The objective of most technical indicators is to pinpoint optimal entry and exit points in a market. Three of the most popular indicators are presented in the above chart: The Relative Strength Indicator (RSI), Moving Average Convergence-Divergence (MACD), and Fast Stochastic (STO). Each attempt to portray when the market is overbought or oversold, thereby suggesting that a change in direction is imminent, and each is often used to confirm the signals provided by another.

The RSI, for example, is a momentum oscillator used to measure the relative changes between the higher and lower closing prices to determine the velocity and magnitude of directional price movements.

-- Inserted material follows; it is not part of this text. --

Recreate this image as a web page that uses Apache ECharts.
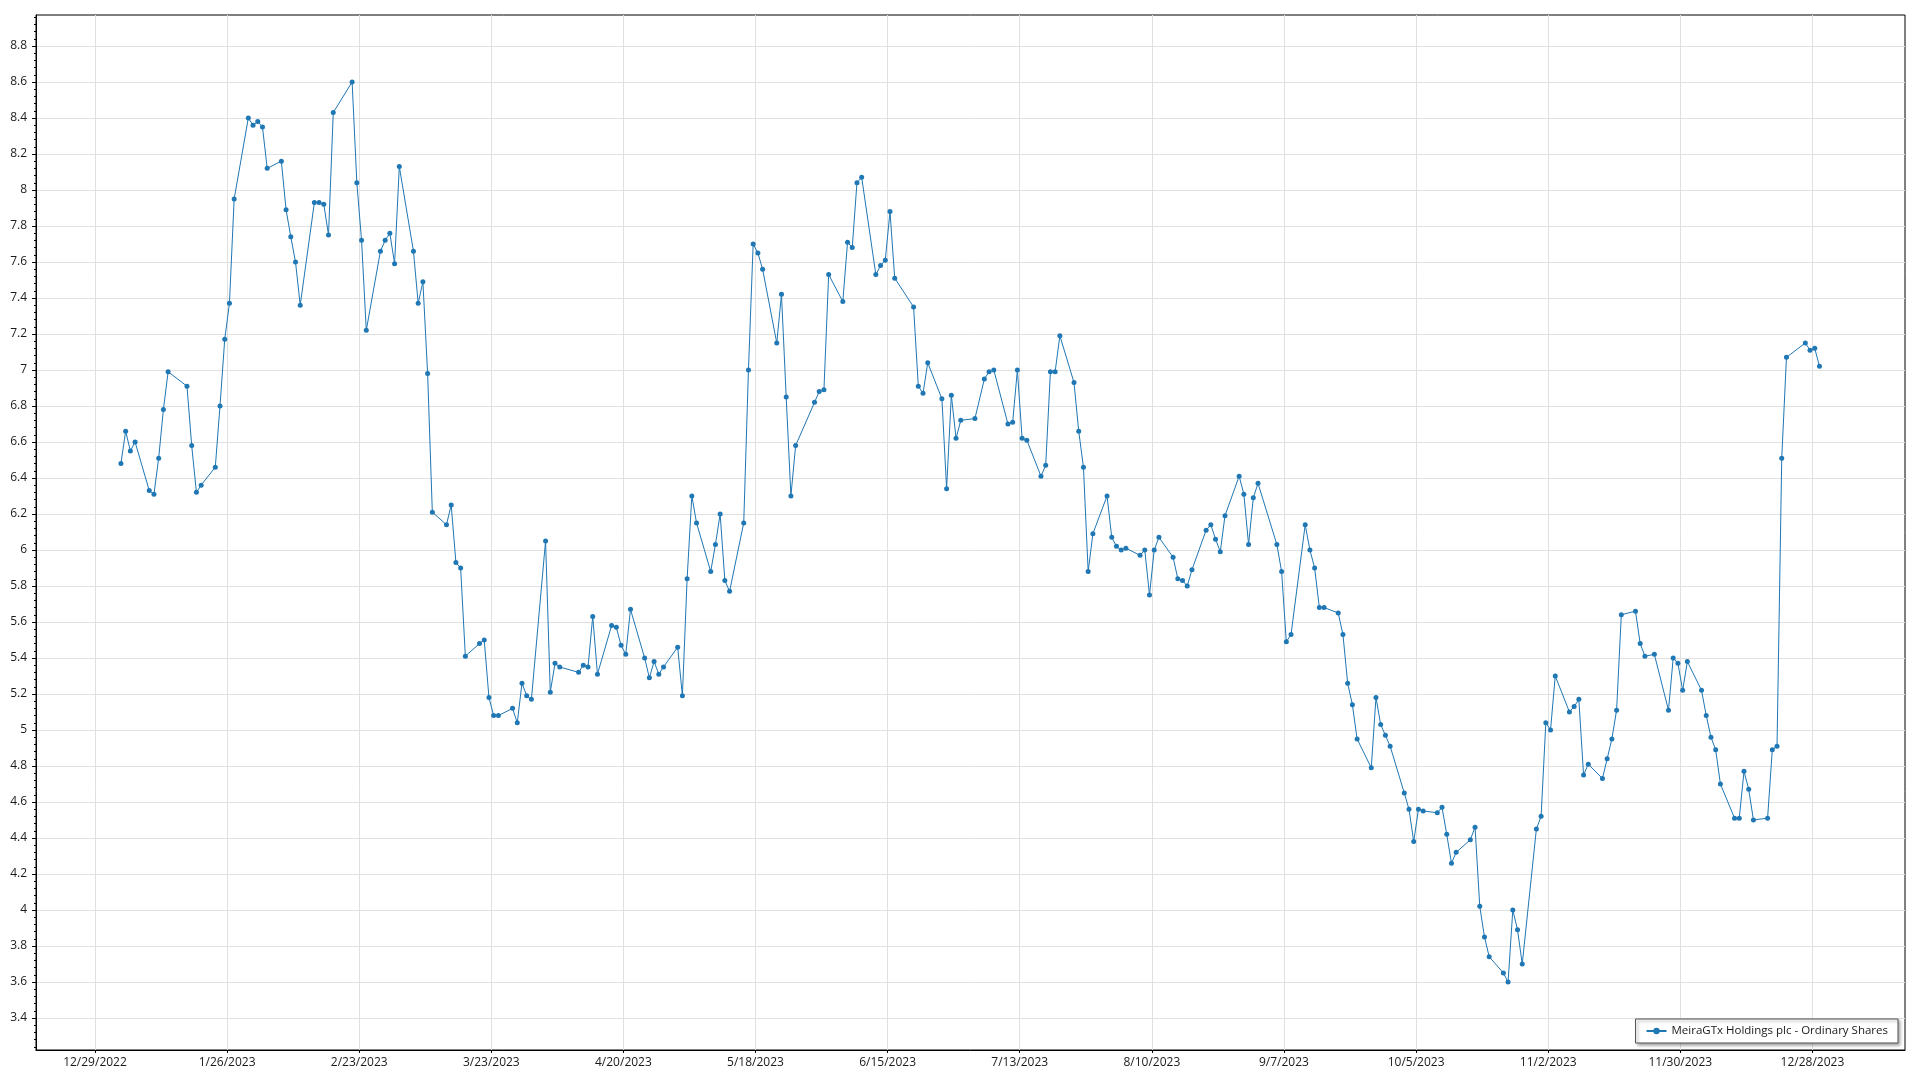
<!DOCTYPE html>
<html>
<head>
<meta charset="utf-8">
<script src="https://cdn.jsdelivr.net/npm/echarts@6/dist/echarts.min.js"></script>
<style>
html,body{margin:0;padding:0;background:#fff;}
#chart{width:1920px;height:1080px;}
</style>
</head>
<body>
<div id="chart"></div>
<script>
const seriesName = 'MeiraGTx Holdings plc - Ordinary Shares';

const dates = [
'2023-01-03','2023-01-04','2023-01-05','2023-01-06','2023-01-09','2023-01-10','2023-01-11','2023-01-12','2023-01-13','2023-01-17','2023-01-18','2023-01-19','2023-01-20','2023-01-23','2023-01-24','2023-01-25','2023-01-26','2023-01-27','2023-01-30','2023-01-31',
'2023-02-01','2023-02-02','2023-02-03','2023-02-06','2023-02-07','2023-02-08','2023-02-09','2023-02-10','2023-02-13','2023-02-14','2023-02-15','2023-02-16','2023-02-17','2023-02-21','2023-02-22','2023-02-23','2023-02-24','2023-02-27','2023-02-28',
'2023-03-01','2023-03-02','2023-03-03','2023-03-06','2023-03-07','2023-03-08','2023-03-09','2023-03-10','2023-03-13','2023-03-14','2023-03-15','2023-03-16','2023-03-17','2023-03-20','2023-03-21','2023-03-22','2023-03-23','2023-03-24','2023-03-27','2023-03-28','2023-03-29','2023-03-30','2023-03-31',
'2023-04-03','2023-04-04','2023-04-05','2023-04-06','2023-04-10','2023-04-11','2023-04-12','2023-04-13','2023-04-14','2023-04-17','2023-04-18','2023-04-19','2023-04-20','2023-04-21','2023-04-24','2023-04-25','2023-04-26','2023-04-27','2023-04-28',
'2023-05-01','2023-05-02','2023-05-03','2023-05-04','2023-05-05','2023-05-08','2023-05-09','2023-05-10','2023-05-11','2023-05-12','2023-05-15','2023-05-16','2023-05-17','2023-05-18','2023-05-19','2023-05-22','2023-05-23','2023-05-24','2023-05-25','2023-05-26','2023-05-30','2023-05-31',
'2023-06-01','2023-06-02','2023-06-05','2023-06-06','2023-06-07','2023-06-08','2023-06-09','2023-06-12','2023-06-13','2023-06-14','2023-06-15','2023-06-16','2023-06-20','2023-06-21','2023-06-22','2023-06-23','2023-06-26','2023-06-27','2023-06-28','2023-06-29','2023-06-30',
'2023-07-03','2023-07-05','2023-07-06','2023-07-07','2023-07-10','2023-07-11','2023-07-12','2023-07-13','2023-07-14','2023-07-17','2023-07-18','2023-07-19','2023-07-20','2023-07-21','2023-07-24','2023-07-25','2023-07-26','2023-07-27','2023-07-28','2023-07-31',
'2023-08-01','2023-08-02','2023-08-03','2023-08-04','2023-08-07','2023-08-08','2023-08-09','2023-08-10','2023-08-11','2023-08-14','2023-08-15','2023-08-16','2023-08-17','2023-08-18','2023-08-21','2023-08-22','2023-08-23','2023-08-24','2023-08-25','2023-08-28','2023-08-29','2023-08-30','2023-08-31',
'2023-09-01','2023-09-05','2023-09-06','2023-09-07','2023-09-08','2023-09-11','2023-09-12','2023-09-13','2023-09-14','2023-09-15','2023-09-18','2023-09-19','2023-09-20','2023-09-21','2023-09-22','2023-09-25','2023-09-26','2023-09-27','2023-09-28','2023-09-29',
'2023-10-02','2023-10-03','2023-10-04','2023-10-05','2023-10-06','2023-10-09','2023-10-10','2023-10-11','2023-10-12','2023-10-13','2023-10-16','2023-10-17','2023-10-18','2023-10-19','2023-10-20','2023-10-23','2023-10-24','2023-10-25','2023-10-26','2023-10-27','2023-10-30','2023-10-31',
'2023-11-01','2023-11-02','2023-11-03','2023-11-06','2023-11-07','2023-11-08','2023-11-09','2023-11-10','2023-11-13','2023-11-14','2023-11-15','2023-11-16','2023-11-17','2023-11-20','2023-11-21','2023-11-22','2023-11-24','2023-11-27','2023-11-28','2023-11-29','2023-11-30',
'2023-12-01','2023-12-04','2023-12-05','2023-12-06','2023-12-07','2023-12-08','2023-12-11','2023-12-12','2023-12-13','2023-12-14','2023-12-15','2023-12-18','2023-12-19','2023-12-20','2023-12-21','2023-12-22','2023-12-26','2023-12-27','2023-12-28','2023-12-29'
];

const prices = [
6.48,6.66,6.55,6.60,6.33,6.31,6.51,6.78,6.99,6.91,6.58,6.32,6.36,6.46,6.80,7.17,7.37,7.95,8.40,8.36,
8.38,8.35,8.12,8.16,7.89,7.74,7.60,7.36,7.93,7.93,7.92,7.75,8.43,8.60,8.04,7.72,7.22,7.66,7.72,
7.76,7.59,8.13,7.66,7.37,7.49,6.98,6.21,6.14,6.25,5.93,5.90,5.41,5.48,5.50,5.18,5.08,5.08,5.12,5.04,5.26,5.19,5.17,
6.05,5.21,5.37,5.35,5.32,5.36,5.35,5.63,5.31,5.58,5.57,5.47,5.42,5.67,5.40,5.29,5.38,5.31,5.35,
5.46,5.19,5.84,6.30,6.15,5.88,6.03,6.20,5.83,5.77,6.15,7.00,7.70,7.65,7.56,7.15,7.42,6.85,6.30,6.58,6.82,6.88,
6.89,7.53,7.38,7.71,7.68,8.04,8.07,7.53,7.58,7.61,7.88,7.51,7.35,6.91,6.87,7.04,6.84,6.34,6.86,6.62,6.72,
6.73,6.95,6.99,7.00,6.70,6.71,7.00,6.62,6.61,6.41,6.47,6.99,6.99,7.19,6.93,6.66,6.46,5.88,6.09,6.30,
6.07,6.02,6.00,6.01,5.97,6.00,5.75,6.00,6.07,5.96,5.84,5.83,5.80,5.89,6.11,6.14,6.06,5.99,6.19,6.41,6.31,6.03,6.29,
6.37,6.03,5.88,5.49,5.53,6.14,6.00,5.90,5.68,5.68,5.65,5.53,5.26,5.14,4.95,4.79,5.18,5.03,4.97,4.91,
4.65,4.56,4.38,4.56,4.55,4.54,4.57,4.42,4.26,4.32,4.39,4.46,4.02,3.85,3.74,3.65,3.60,4.00,3.89,3.70,4.45,4.52,
5.04,5.00,5.30,5.10,5.13,5.17,4.75,4.81,4.73,4.84,4.95,5.11,5.64,5.66,5.48,5.41,5.42,5.11,5.40,5.37,5.22,
5.38,5.22,5.08,4.96,4.89,4.70,4.51,4.51,4.77,4.67,4.50,4.51,4.89,4.91,6.51,7.07,7.15,7.11,7.12,7.02
];

const xTickDates = ['2022-12-29','2023-01-26','2023-02-23','2023-03-23','2023-04-20','2023-05-18','2023-06-15','2023-07-13','2023-08-10','2023-09-07','2023-10-05','2023-11-02','2023-11-30','2023-12-28'];
const yTicks = [3.4,3.6,3.8,4.0,4.2,4.4,4.6,4.8,5.0,5.2,5.4,5.6,5.8,6.0,6.2,6.4,6.6,6.8,7.0,7.2,7.4,7.6,7.8,8.0,8.2,8.4,8.6,8.8];

const tickMs = d => Date.parse(d + 'T00:00:00Z');
const pointMs = d => Date.parse(d + 'T12:00:00Z');
const seriesData = dates.map((d, i) => [pointMs(d), prices[i]]);
const xTickValues = xTickDates.map(tickMs);

const FONT = '"Segoe UI", "Open Sans", "Noto Sans", sans-serif';
const fmtDate = v => { const d = new Date(v); return (d.getUTCMonth()+1) + '/' + d.getUTCDate() + '/' + d.getUTCFullYear(); };

const xMin = Date.UTC(2022, 11, 16, 12);
const xMax = Date.UTC(2024, 0, 16, 15);
const yMin = 3.222, yMax = 8.972;

const chart = echarts.init(document.getElementById('chart'), null, {renderer: 'canvas'});
chart.setOption({
  animation: false,
  backgroundColor: '#ffffff',
  grid: [
    {left: 36, right: 15, top: 15, bottom: 30, show: true, borderColor: '#000', borderWidth: 1, backgroundColor: 'transparent'},
    {left: 36, right: 15, top: 9.96, bottom: 26.04, show: false}
  ],
  xAxis: [{
    type: 'value', gridIndex: 0, min: xMin, max: xMax,
    axisLine: {show: true, onZero: false, lineStyle: {color: '#000', width: 1}},
    axisTick: {show: true, length: 3, customValues: xTickValues, lineStyle: {color: '#000'}},
    axisLabel: {customValues: xTickValues, formatter: fmtDate, color: '#1a1a1a', fontSize: 12, fontFamily: FONT, margin: 7, hideOverlap: false, showMinLabel: true, showMaxLabel: true},
    splitLine: {show: true, lineStyle: {color: '#e0e0e0', width: 1}}
  }, {
    type: 'value', gridIndex: 1, min: xMin, max: xMax, show: false
  }],
  yAxis: [{
    type: 'value', gridIndex: 0, min: yMin, max: yMax,
    axisLine: {show: true, onZero: false, lineStyle: {color: '#000', width: 1}},
    axisTick: {show: true, length: 4, customValues: yTicks, lineStyle: {color: '#000'}},
    axisLabel: {customValues: yTicks, formatter: v => String(Math.round(v * 10) / 10), color: '#1a1a1a', fontSize: 12, fontFamily: FONT, margin: 9},
    splitLine: {show: true, lineStyle: {color: '#e0e0e0', width: 1}}
  }, {
    type: 'value', gridIndex: 1, min: 3.2, max: 9.0, interval: 0.2, splitNumber: 29,
    axisLine: {show: false},
    axisTick: {show: false},
    axisLabel: {show: false},
    splitLine: {show: false},
    minorTick: {show: true, splitNumber: 5, length: 2, lineStyle: {color: '#000', width: 1}},
    minorSplitLine: {show: false}
  }],
  legend: {
    show: true,
    data: [seriesName],
    right: 22, bottom: 37,
    padding: [6, 10],
    backgroundColor: '#ffffff',
    borderColor: '#555',
    borderWidth: 1,
    borderRadius: 0,
    shadowColor: 'rgba(0,0,0,0.35)',
    shadowBlur: 3,
    shadowOffsetX: 2,
    shadowOffsetY: 2,
    itemWidth: 20,
    itemHeight: 8,
    itemGap: 5,
    textStyle: {fontSize: 11.5, color: '#1a1a1a', fontFamily: FONT}
  },
  series: [{
    name: seriesName,
    type: 'line',
    xAxisIndex: 0, yAxisIndex: 0,
    data: seriesData,
    symbol: 'circle',
    symbolSize: 5,
    showSymbol: true,
    showAllSymbol: true,
    lineStyle: {color: '#1f77b4', width: 1},
    itemStyle: {color: '#1f77b4'},
    emphasis: {disabled: true}
  }]
});
</script>
</body>
</html>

The RSI is plotted on a zero to 100 scale, and 70 and 30 values are used as warning signals suggesting overbought and oversold conditions, respectively. The RSI is a leading indicator and works well in trending markets to signal that a change in direction of the trend is imminent, but it is also generally ineffective in ranging markets. The MACD is a lagging indicator, but it is often used in tandem with the RSI in order to detect and confirm trends in price behaviour.

Demo systems provide an excellent environment to test indicators and then use them in developing your personal trading strategy. The general advice is to use no more than 2 to 3 indicators on one chart to prevent what is called “indicator overload”. The overall effectiveness of indicators, however, is tied to the length of the timeframe, the volume of pricing data available in that timeframe, and the volatility, or lack thereof, of the market. Market conditions change day to day, or even more quickly, which means that strategies must also adapt. As the old saying goes, “Take what the market gives you!”

There is an additional word of warning when it comes to relying too heavily on indicators and the signals they suggest. It is very easy to fall into a trap of trying to predict tops and bottoms in pricing behaviour. Veteran traders will bend your ears for hours relating their tales of woe and the scars they have earned from making this crucial mistake. It is a lesson that sometimes must be learned the hard way, but the odds are heavily weighted against you if you wish to try. The best advice is to confirm a trend, jump on it, and then ride it to victory.